In summary, we can see that humankind today is faced with two immense problems, one pertaining to the formidable unequal distribution of productive wealth among the world's peoples, and the other, the ecological deterioration of the environment. In fact, as we will learn in the case studies, there is an inextricable bond between these two problems suggesting that efforts at their resolution require joint attention.
Addressing major questions such as these, involving as they do the whole of humanity and its future, are far beyond the scope of ArcticCircle. But that does not mean they should be set aside, for the initial step in solving large problems is to break them down into smaller, more manageable units in the context of particular historical circumstances. Once these elements are grasp more clearly, then the various parts can be rejoined and the whole issue looked at with greater understanding.
There is, of course, a potential danger in carrying out such an effort. One may focus so minutely on the parts that the larger picture is put aside and lost.
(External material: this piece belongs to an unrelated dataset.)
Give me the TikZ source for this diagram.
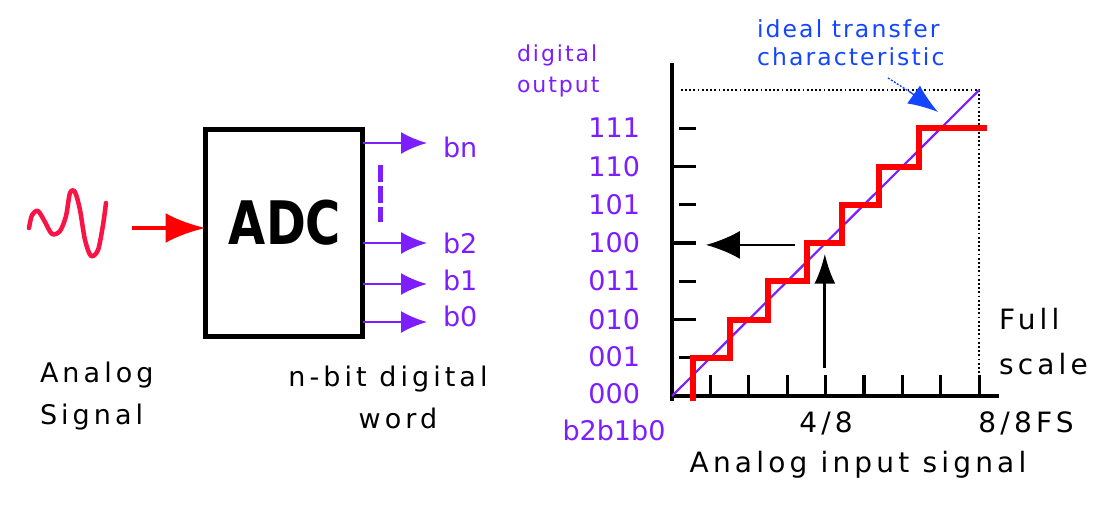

Social scientists, for example, would be poorly advised to try and understand relations of political power in a given society without taking into account the economic resources of the area, how labor is organized to tap those resources, and the rights and obligations involved in their distribution and consumption. Thus, a key component in undertaking any social analysis is the study of connections. As will become obvious in the case studies, this holistic orientation is an essential ingredient helping us to understand how human beings have made their own history in the Arctic and Subarctic from their first arrival thousands of years ago to the present. A similar view was offered a decade ago by Robert Mulluk, an Inupiat Eskimo from Northwest Alaska:
"This is what we have to do. We have to look beyond the horizon because when you look into the horizon, you think that is the end - but it is not. You walk to that horizon again and there is another horizon. You can go all the way around the world in this manner. If we can look at it in that way, we will be better off. Otherwise, we will get too caught up in one simple thing, or one matter, or one problem. We have got to look at it from all angles."